How does an investor play it? There are two components to the risk: the risk of yen appreciation (against the dollar) and the risk of rupee depreciation (which comes in regular episodes). The former happens when there are global cycles of risk aversion, when one of the big under-currents is that the world's largest creditor country pulls back money into Japan from its various overseas investments. This is usually a retail rush. With Mrs Watanabe clutching at her purse strings, it's really a withdrawal from the higher-yielding overseas-invested funds in Japan, and a rush back into the zero-yield Japanese government bonds. And second is the reversal of the classic emerging-market trade, the best example of which was the 'taper tantrum, which saw India among the Fragile Five and the rupee crashed over 30 per cent.
Looking forward, the cycles of global risk aversion can be anticipated by tracking the CBoE VIX, the DXY and its second-biggest (and most volatile) component, the dollar-yen exchange rate. And the cycles of rupee depreciation follow very predictably the kind of rupee appreciation that we are seeing just now. The latter is easy to study: you will find a spike in the current account deficit, an undisciplined increase in 'bad' imports like gold/electronics from China - basically the overvalued rupee frittered away in conspicuous consumption. Obviously, the two can happen together or against each other, which you should mathematically work out to get the pace and aggression that you will use to trade the yen-rupee pair.
Like just now, there are twin irrationalities that are cancelling themselves out. While interest rates in the US are clearly rising, Japan's simply cannot rise. The yen has appreciated against the dollar as money gets pulled back into Japan by the crazy Mrs Watanabe, who is terrified that either Mr Trump or Korea will blow each other up in their neighbourhood and at least break their windows if not burn their house. Remember, Japan has vivid memories of the only two bombs ever dropped.
The discontinuous uptick in Indian productivity isn't going to happen. The first effect of this serious rupee appreciation is that imports took a structural uptick of 46 per cent and half the increase in the current account deficit is taken up by gold and Chinese electronics. And this, mind you, in a month of seasonal uptick in exports, being March.
So the only real threat to funding all your borrowings from the yen is that you have to look out to trade down the periodic bursts of terror and the much more predictable bouts of rupee depreciation, which follow the import binges that follow rupee overvaluation. In return for managing this risk, you get a clear, sustainable and perpetual carry of more than 6 per cent plus a huge one-time jackpot when the Japanese government is officially bankrupt. This will happen the day Japanese savings are not sufficient to finance its gigantic deficit. The horse is strong and can carry the weight of the world's most profligate government, but how long can it carry the ever-rising burden of the biggest proportion of old people in the world? One day, the horse will collapse; it's a question of when, not whether.

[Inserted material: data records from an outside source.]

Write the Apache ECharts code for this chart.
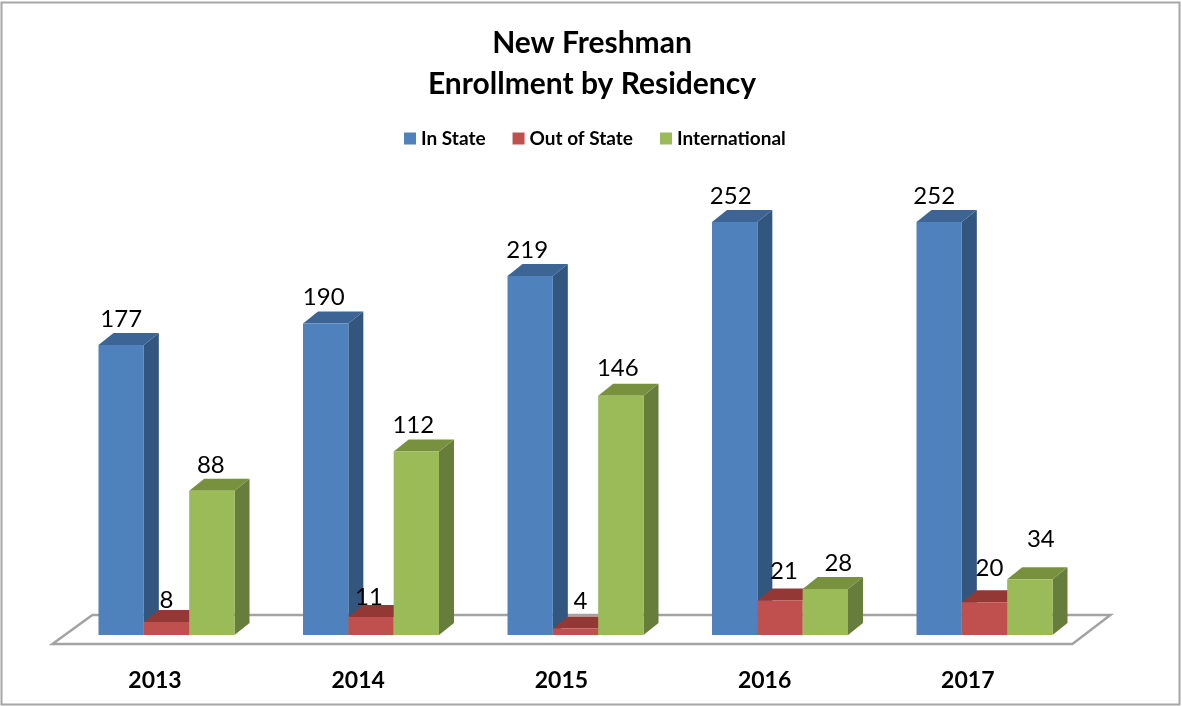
<!DOCTYPE html>
<html><head><meta charset="utf-8">
<style>html,body{margin:0;padding:0;background:#fff}#c{width:1182px;height:706px}</style>
<script src="https://cdn.jsdelivr.net/npm/echarts@6/dist/echarts.min.js"></script>
</head><body><div id="c"></div>
<script>
var years = ['2013','2014','2015','2016','2017'];
var inState = [177,190,219,252,252];
var outOfState = [8,11,4,21,20];
var international = [88,112,146,28,34];
var seriesNames = ['In State','Out of State','International'];

var FONT = 'Lato, "Open Sans", sans-serif';
var front = ['#4f81bd','#c0504d','#9bbb59'];
var side  = ['#33567f','#8a3a38','#677d3c'];
var topc  = ['#3c6596','#943836','#78913f'];
var DX = 15, DY = 12, GROUP = 136/204.5;
// hand nudges for labels [dx,dy] keyed "series-category"
var nudge = {'0-1':[-2,0],'0-2':[-3,0],'0-3':[-4,0],'0-4':[-5,0],
  '1-0':[0,4],'1-1':[-2,6],'1-2':[5,-1],'1-3':[4,-3],'1-4':[5,-8],
  '2-0':[-1,0],'2-1':[-3,0],'2-2':[-3,-1],'2-3':[13,0],'2-4':[11,-14]};

function barRender(si){
  return function(params, api){
    var c = api.value(0), v = api.value(1);
    var base = api.coord([c,0]), tip = api.coord([c,v]);
    var band = api.size([1,0])[0], w = band*GROUP/3;
    var x0 = base[0] - band*GROUP/2 + si*w, x1 = x0 + w;
    var yb = base[1], yt = tip[1];
    var n = nudge[si+'-'+c] || [0,0];
    return {type:'group', children:[
      {type:'polygon', shape:{points:[[x1,yb],[x1+DX,yb-DY],[x1+DX,yt-DY],[x1,yt]]}, style:{fill:side[si]}},
      {type:'polygon', shape:{points:[[x0,yt],[x0+DX,yt-DY],[x1+DX,yt-DY],[x1,yt]]}, style:{fill:topc[si]}},
      {type:'rect', shape:{x:x0,y:yt,width:w,height:yb-yt}, style:{fill:front[si]}},
      {type:'text', z2:10, style:{text:String(v), x:(x0+x1)/2+n[0], y:yt-DY-14+n[1], align:'center', verticalAlign:'middle',
        font:'24px '+FONT, fill:'#000'}}
    ]};
  };
}
function floorRender(params, api){
  var r = params.coordSys, b = r.y + r.height;
  return {type:'polygon', shape:{points:[[r.x-1,b],[r.x+39,b-29],[r.x+r.width+41,b-29],[r.x+r.width+3,b]]},
    style:{fill:'#fff',stroke:'#a3a3a3',lineWidth:2.5}};
}
function mk(name, vals, si){
  return {name:name, type:'custom', xAxisIndex:0, yAxisIndex:0, z:3+si, itemStyle:{color:front[si]},
    renderItem:barRender(si), encode:{x:0,y:1}, clip:false,
    data:vals.map(function(v,i){return [i,v];})};
}
var chart = echarts.init(document.getElementById('c'));
chart.setOption({
  animation:false,
  backgroundColor:'#fff',
  title:{text:'New Freshman\nEnrollment by Residency', left:587, top:18, textAlign:'center',
    textStyle:{fontFamily:FONT,fontSize:30,fontWeight:'bold',color:'#000',lineHeight:41}},
  legend:{data:seriesNames.map(function(n){return {name:n,icon:'rect'};}), left:399, top:124, itemWidth:12, itemHeight:12, itemGap:27, itemStyle:{borderWidth:0},
    textStyle:{fontFamily:FONT,fontSize:19,fontWeight:'bold',color:'#000',padding:[0,0,0,0]}},
  grid:[
    {left:64.25,top:143.3,width:1022.5,height:491.7},
    {left:53.4,top:600,width:1016,height:44}
  ],
  xAxis:[
    {type:'category',data:years,gridIndex:0,show:false},
    {type:'category',data:years,gridIndex:1,axisLine:{show:false},axisTick:{show:false},
      axisLabel:{margin:25,fontFamily:FONT,fontSize:23,fontWeight:'bold',color:'#000'}}
  ],
  yAxis:[
    {type:'value',min:0,max:300,gridIndex:0,show:false},
    {type:'value',min:0,max:1,gridIndex:1,show:false}
  ],
  graphic:[{type:'rect',silent:true,z:-1,shape:{x:1.5,y:2.5,width:1178,height:702},style:{fill:'none',stroke:'#a6a6a6',lineWidth:2}}],
  series:[
    {type:'custom',xAxisIndex:1,yAxisIndex:1,z:1,silent:true,renderItem:floorRender,clip:false,data:[[0,0]],encode:{x:0,y:1}},
    mk(seriesNames[0],inState,0),
    mk(seriesNames[1],outOfState,1),
    mk(seriesNames[2],international,2)
  ]
});
</script></body></html>
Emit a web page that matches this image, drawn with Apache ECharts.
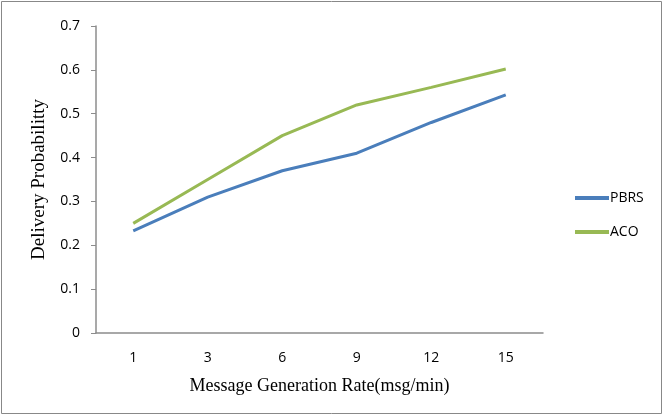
<!DOCTYPE html>
<html>
<head>
<meta charset="utf-8">
<script src="https://cdn.jsdelivr.net/npm/echarts@6/dist/echarts.min.js"></script>
<style>
  html, body { margin: 0; padding: 0; background: #fff; }
  #chart { width: 664px; height: 416px; }
</style>
</head>
<body>
<div id="chart"></div>
<script>
// Message generation rates (msg/min)
const rates = ['1', '3', '6', '9', '12', '15'];
// Delivery probability per routing scheme
const pbrs = [0.233, 0.31, 0.37, 0.41, 0.48, 0.543];
const aco = [0.25, 0.35, 0.45, 0.52, 0.56, 0.602];

const chart = echarts.init(document.getElementById('chart'), null, { renderer: 'canvas' });

const tickFont = { fontFamily: '"Open Sans", "Liberation Sans", sans-serif', fontSize: 14, color: '#000' };
const titleFont = { fontFamily: '"Liberation Serif", "DejaVu Serif", serif', fontSize: 18, color: '#000' };

chart.setOption({
  animation: false,
  backgroundColor: '#fff',
  graphic: [{
    type: 'rect',
    shape: { x: 1.5, y: 1.5, width: 660, height: 412 },
    style: { fill: 'none', stroke: '#888', lineWidth: 1 },
    silent: true
  }],
  grid: { left: 96, right: 121, top: 26, bottom: 83 },
  legend: {
    orient: 'vertical',
    left: 570,
    top: 186,
    itemWidth: 34,
    itemHeight: 4,
    itemGap: 20,
    icon: 'rect',
    textStyle: Object.assign({}, tickFont, { padding: [0, 0, 0, -4] }),
    data: ['PBRS', 'ACO']
  },
  xAxis: {
    type: 'category',
    data: rates,
    boundaryGap: true,
    name: 'Message Generation Rate(msg/min)',
    nameLocation: 'middle',
    nameGap: 44,
    nameTextStyle: titleFont,
    axisLine: { lineStyle: { color: '#8c8c8c', width: 1.5 } },
    axisTick: { show: false },
    axisLabel: Object.assign({ margin: 18 }, tickFont)
  },
  yAxis: {
    type: 'value',
    min: 0,
    max: 0.7,
    interval: 0.1,
    name: 'Delivery Probabilitty',
    nameLocation: 'middle',
    nameGap: 47,
    nameRotate: 90,
    nameTextStyle: Object.assign({}, titleFont, { fontSize: 19 }),
    splitLine: { show: false },
    axisLine: { show: true, lineStyle: { color: '#8c8c8c', width: 1.5 } },
    axisTick: { show: true, inside: false, length: 5, lineStyle: { color: '#8c8c8c' } },
    axisLabel: Object.assign({ margin: 16, formatter: v => String(+v.toFixed(1)) }, tickFont)
  },
  series: [
    {
      name: 'PBRS',
      type: 'line',
      data: pbrs,
      showSymbol: false,
      lineStyle: { color: '#4a7ebb', width: 3 },
      itemStyle: { color: '#4a7ebb' }
    },
    {
      name: 'ACO',
      type: 'line',
      data: aco,
      showSymbol: false,
      lineStyle: { color: '#98b954', width: 3 },
      itemStyle: { color: '#98b954' }
    }
  ]
});
</script>
</body>
</html>
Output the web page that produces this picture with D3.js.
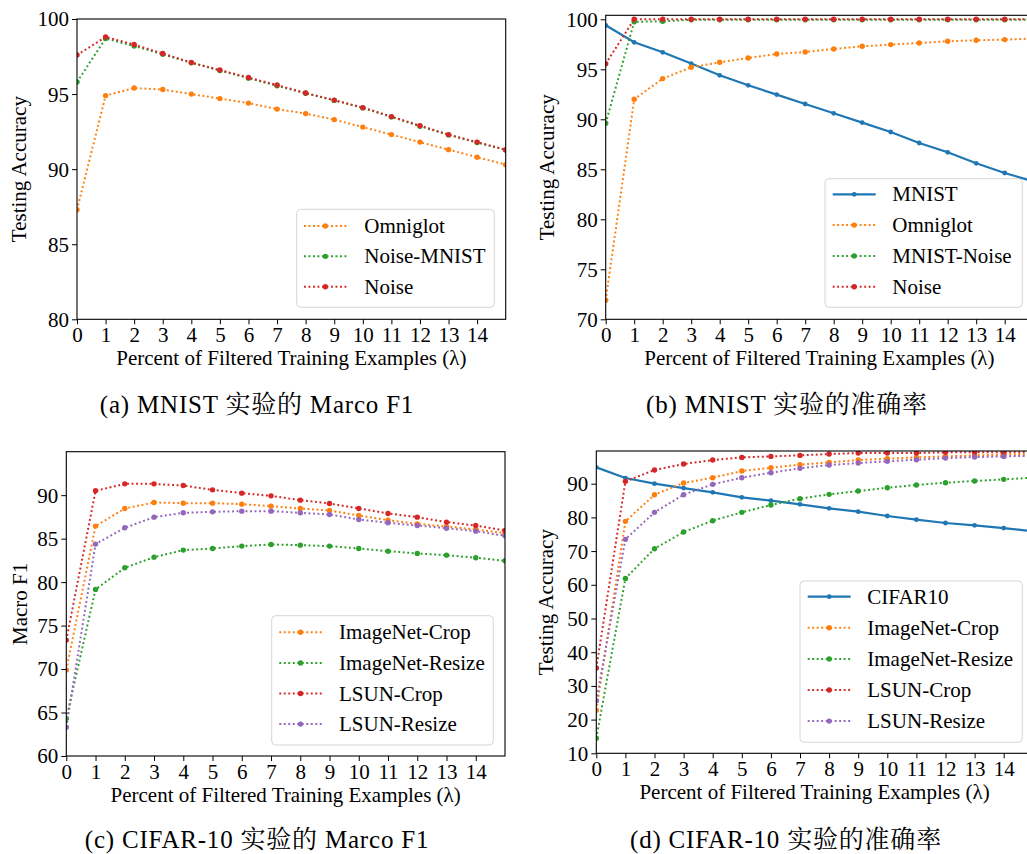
<!DOCTYPE html>
<html>
<head>
<meta charset="utf-8">
<script src="https://cdn.jsdelivr.net/npm/d3@7"></script>
<style>
  html, body { margin: 0; padding: 0; background: #fff; }
  svg { display: block; }
</style>
</head>
<body>
<svg id="fig" width="1027" height="854"></svg>
<script>
// Percent of filtered training examples (λ) for every curve
const lambdaSteps = [0, 1, 2, 3, 4, 5, 6, 7, 8, 9, 10, 11, 12, 13, 14, 15];
const xTickValues = [0, 1, 2, 3, 4, 5, 6, 7, 8, 9, 10, 11, 12, 13, 14];

// (a) MNIST, Macro F1
const mnistF1Omniglot   = [87.3, 94.9, 95.4, 95.3, 95.0, 94.7, 94.4, 94.0, 93.7, 93.3, 92.8, 92.3, 91.8, 91.3, 90.8, 90.3];
const mnistF1NoiseMnist = [95.8, 98.7, 98.2, 97.65, 97.08, 96.57, 96.06, 95.55, 95.05, 94.58, 94.08, 93.48, 92.86, 92.28, 91.77, 91.27];
const mnistF1Noise      = [97.6, 98.8, 98.3, 97.7, 97.1, 96.6, 96.1, 95.6, 95.07, 94.6, 94.1, 93.5, 92.9, 92.3, 91.8, 91.3];
const yTicksA = [80, 85, 90, 95, 100];

// (b) MNIST, accuracy
const mnistAccMnist      = [99.4, 97.7, 96.7, 95.57, 94.4, 93.4, 92.47, 91.53, 90.6, 89.67, 88.73, 87.63, 86.7, 85.6, 84.63, 83.8];
const mnistAccOmniglot   = [71.9, 92.0, 94.07, 95.2, 95.7, 96.13, 96.53, 96.73, 97.03, 97.3, 97.47, 97.63, 97.8, 97.9, 97.97, 98.07];
const mnistAccMnistNoise = [89.6, 99.75, 99.8, 99.95, 99.95, 99.95, 99.95, 99.95, 99.95, 99.95, 99.95, 99.95, 99.95, 99.95, 99.95, 99.95];
const mnistAccNoise      = [95.55, 100, 100, 100, 100, 100, 100, 100, 100, 100, 100, 100, 100, 100, 100, 100];
const yTicksB = [70, 75, 80, 85, 90, 95, 100];

// (c) CIFAR-10, Macro F1
const cifarF1ImagenetCrop   = [69.9, 86.44, 88.47, 89.16, 89.08, 89.08, 88.97, 88.74, 88.47, 88.24, 87.66, 87.13, 86.7, 86.4, 86.05, 85.63];
const cifarF1ImagenetResize = [64.3, 79.16, 81.65, 82.87, 83.68, 83.87, 84.14, 84.33, 84.25, 84.14, 83.87, 83.56, 83.3, 83.1, 82.8, 82.45];
const cifarF1LsunCrop       = [73.33, 90.5, 91.3, 91.3, 91.11, 90.61, 90.23, 89.92, 89.43, 89.04, 88.47, 87.9, 87.47, 86.9, 86.51, 85.94];
const cifarF1LsunResize     = [63.3, 84.37, 86.25, 87.47, 87.97, 88.08, 88.16, 88.16, 87.97, 87.78, 87.2, 86.82, 86.51, 86.2, 85.86, 85.33];
const yTicksC = [60, 65, 70, 75, 80, 85, 90];

// (d) CIFAR-10, accuracy
const cifarAccCifar10        = [94.85, 91.68, 90.0, 88.71, 87.43, 85.94, 84.96, 83.87, 82.68, 81.69, 80.41, 79.32, 78.33, 77.64, 76.84, 75.9];
const cifarAccImagenetCrop   = [22.8, 78.82, 86.74, 90.2, 91.78, 93.76, 94.75, 95.64, 96.33, 97.02, 97.42, 97.8, 98.1, 98.4, 98.6, 98.8];
const cifarAccImagenetResize = [14.5, 61.9, 70.71, 75.66, 79.02, 81.5, 83.67, 85.55, 86.83, 87.82, 88.81, 89.6, 90.3, 90.79, 91.29, 91.78];
const cifarAccLsunCrop       = [35.3, 90.69, 94.06, 95.84, 97.02, 97.8, 98.1, 98.4, 98.8, 99.1, 99.1, 99.1, 99.3, 99.3, 99.3, 99.4];
const cifarAccLsunResize     = [25.6, 73.48, 81.5, 86.74, 89.8, 91.78, 93.26, 94.55, 95.54, 96.13, 96.63, 97.12, 97.6, 97.9, 98.1, 98.3];
const yTicksD = [10, 20, 30, 40, 50, 60, 70, 80, 90];

const xLabel = "Percent of Filtered Training Examples (λ)";
const captions = ["(a) MNIST 实验的 Marco F1", "(b) MNIST 实验的准确率",
                  "(c) CIFAR-10 实验的 Marco F1", "(d) CIFAR-10 实验的准确率"];

const C = { blue: "#1f77b4", orange: "#ff7f0e", green: "#2ca02c", red: "#d62728", purple: "#9467bd" };

const panels = [
  {
    box: { left: 77, right: 505.7, top: 19, bottom: 319.3 }, yDomain: [80, 100], yTicks: yTicksA,
    yLabel: "Testing Accuracy", yLabelX: 26,
    series: [
      { name: "Omniglot", values: mnistF1Omniglot, color: C.orange, solid: false },
      { name: "Noise-MNIST", values: mnistF1NoiseMnist, color: C.green, solid: false },
      { name: "Noise", values: mnistF1Noise, color: C.red, solid: false }
    ],
    legend: { x0: 296.7, x1: 494.3, y0: 209.3, y1: 307.3, row0: 226, rowStep: 30.35, h0: 304, h1: 346.7, tx: 364.3 }
  },
  {
    box: { left: 605.7, right: 605.7 + 15 * 28.5, top: 15.3, bottom: 319.3 }, yDomain: [70, 100.4], yTicks: yTicksB,
    yLabel: "Testing Accuracy", yLabelX: 554,
    series: [
      { name: "MNIST", values: mnistAccMnist, color: C.blue, solid: true },
      { name: "Omniglot", values: mnistAccOmniglot, color: C.orange, solid: false },
      { name: "MNIST-Noise", values: mnistAccMnistNoise, color: C.green, solid: false },
      { name: "Noise", values: mnistAccNoise, color: C.red, solid: false }
    ],
    legend: { x0: 825, x1: 1022.3, y0: 178.7, y1: 307.3, row0: 194.3, rowStep: 30.8, h0: 832.7, h1: 875.7, tx: 892.3 }
  },
  {
    box: { left: 66.3, right: 505, top: 451.7, bottom: 756 }, yDomain: [60, 95], yTicks: yTicksC,
    yLabel: "Macro F1", yLabelX: 26.5,
    series: [
      { name: "ImageNet-Crop", values: cifarF1ImagenetCrop, color: C.orange, solid: false },
      { name: "ImageNet-Resize", values: cifarF1ImagenetResize, color: C.green, solid: false },
      { name: "LSUN-Crop", values: cifarF1LsunCrop, color: C.red, solid: false },
      { name: "LSUN-Resize", values: cifarF1LsunResize, color: C.purple, solid: false }
    ],
    legend: { x0: 271.7, x1: 493.3, y0: 615.7, y1: 745, row0: 632.3, rowStep: 30.6, h0: 279.3, h1: 321.7, tx: 339 }
  },
  {
    box: { left: 596.3, right: 596.3 + 15 * 29.1, top: 451, bottom: 753.3 }, yDomain: [10, 99.7], yTicks: yTicksD,
    yLabel: "Testing Accuracy", yLabelX: 553,
    series: [
      { name: "CIFAR10", values: cifarAccCifar10, color: C.blue, solid: true },
      { name: "ImageNet-Crop", values: cifarAccImagenetCrop, color: C.orange, solid: false },
      { name: "ImageNet-Resize", values: cifarAccImagenetResize, color: C.green, solid: false },
      { name: "LSUN-Crop", values: cifarAccLsunCrop, color: C.red, solid: false },
      { name: "LSUN-Resize", values: cifarAccLsunResize, color: C.purple, solid: false }
    ],
    legend: { x0: 800, x1: 1022.3, y0: 581, y1: 742.3, row0: 596.7, rowStep: 31.1, h0: 807.7, h1: 850.7, tx: 867.3 }
  }
];

const svg = d3.select("#fig");
const FONT = 21;
const SERIF = "'Liberation Serif', 'Times New Roman', Times, serif";
const CAPTION_FONT = "'Liberation Serif', 'Noto Serif CJK SC', 'Noto Sans CJK SC', serif";

function lineStyle(sel, s) {
  sel.attr("fill", "none").attr("stroke", s.color)
     .attr("stroke-width", s.solid ? 2.2 : 2)
     .attr("stroke-dasharray", s.solid ? null : "1.9,2.6");
}

function serifText(sel, size) {
  return sel.attr("font-family", SERIF).attr("font-size", size).attr("fill", "#000");
}

panels.forEach((p, i) => {
  const b = p.box;
  const x = d3.scaleLinear().domain([0, 15]).range([b.left, b.right]);
  const y = d3.scaleLinear().domain(p.yDomain).range([b.bottom, b.top]);
  const g = svg.append("g");

  const clipId = "clip" + i;
  svg.append("defs").append("clipPath").attr("id", clipId)
    .append("rect").attr("x", b.left).attr("y", b.top)
    .attr("width", b.right - b.left).attr("height", b.bottom - b.top);

  // curves with point markers
  const plot = g.append("g").attr("clip-path", `url(#${clipId})`);
  const line = d3.line().x((d, k) => x(lambdaSteps[k])).y(d => y(d));
  p.series.forEach(s => {
    plot.append("path").datum(s.values).attr("d", line).call(lineStyle, s);
    plot.selectAll(null).data(s.values).enter().append("circle")
      .attr("cx", (d, k) => x(lambdaSteps[k])).attr("cy", d => y(d))
      .attr("r", s.solid ? 2.4 : 2.7).attr("fill", s.color);
  });

  // axes
  const xAxis = d3.axisBottom(x).tickValues(xTickValues).tickFormat(d3.format("d")).tickSizeOuter(0).tickSize(5).tickPadding(4);
  const yAxis = d3.axisLeft(y).tickValues(p.yTicks).tickFormat(d3.format("d")).tickSizeOuter(0).tickSize(5).tickPadding(3);
  const gx = g.append("g").attr("transform", `translate(0,${b.bottom})`).call(xAxis);
  const gy = g.append("g").attr("transform", `translate(${b.left},0)`).call(yAxis);
  [gx, gy].forEach(a => {
    a.attr("font-family", SERIF).attr("font-size", FONT);
    a.select(".domain").remove();
    a.selectAll(".tick line").attr("stroke", "#000").attr("stroke-width", 1);
    a.selectAll(".tick text").call(serifText, FONT);
  });
  gx.selectAll(".tick text").attr("dy", null).attr("y", 23);
  gy.selectAll(".tick text").attr("dy", "0.33em");

  // frame
  g.append("rect").attr("x", b.left).attr("y", b.top)
    .attr("width", b.right - b.left).attr("height", b.bottom - b.top)
    .attr("fill", "none").attr("stroke", "#000").attr("stroke-width", 1.1);

  // axis labels
  g.append("text").call(serifText, FONT).attr("text-anchor", "middle")
    .attr("x", (b.left + b.right) / 2).attr("y", b.bottom + 46).text(xLabel);
  g.append("text").call(serifText, FONT).attr("text-anchor", "middle")
    .attr("transform", `translate(${p.yLabelX},${(b.top + b.bottom) / 2}) rotate(-90)`).text(p.yLabel);

  // legend
  const L = p.legend;
  const lg = g.append("g");
  lg.append("rect").attr("x", L.x0).attr("y", L.y0).attr("width", L.x1 - L.x0).attr("height", L.y1 - L.y0)
    .attr("rx", 4).attr("fill", "#fff").attr("fill-opacity", 0.8).attr("stroke", "#d6d6d6").attr("stroke-width", 1);
  p.series.forEach((s, k) => {
    const ry = L.row0 + k * L.rowStep;
    lg.append("path").attr("d", `M${L.h0},${ry}H${L.h1}`).call(lineStyle, s);
    lg.append("circle").attr("cx", (L.h0 + L.h1) / 2).attr("cy", ry).attr("r", s.solid ? 2.4 : 2.7).attr("fill", s.color);
    lg.append("text").call(serifText, FONT).attr("x", L.tx).attr("y", ry + 7).text(s.name);
  });
});

// sub-figure captions
const capPos = [[257, 413], [787, 413], [257, 848], [786, 848]];
captions.forEach((t, i) => {
  svg.append("text").attr("font-family", CAPTION_FONT).attr("font-size", 25).attr("fill", "#000")
    .attr("letter-spacing", 0.8).attr("text-anchor", "middle")
    .attr("x", capPos[i][0]).attr("y", capPos[i][1]).text(t);
});
</script>
</body>
</html>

And you can expect a bumper return from 2 incipient but definitive long-term trends. One, the slow, inexorable (relative) appreciation of the Indian rupee based on the steady increase in Indian productivity, and the steady flows into India as it becomes the growth centre of the world. Two, the steady (relative) decline of Japan, as its savings surpluses reverse and its government monetises its debt to infinity. One day, the yen will drop off a cliff when the world realises that the Japanese government will never be able to service its debt and is really a Greek government hidden inside the world's biggest creditor nation.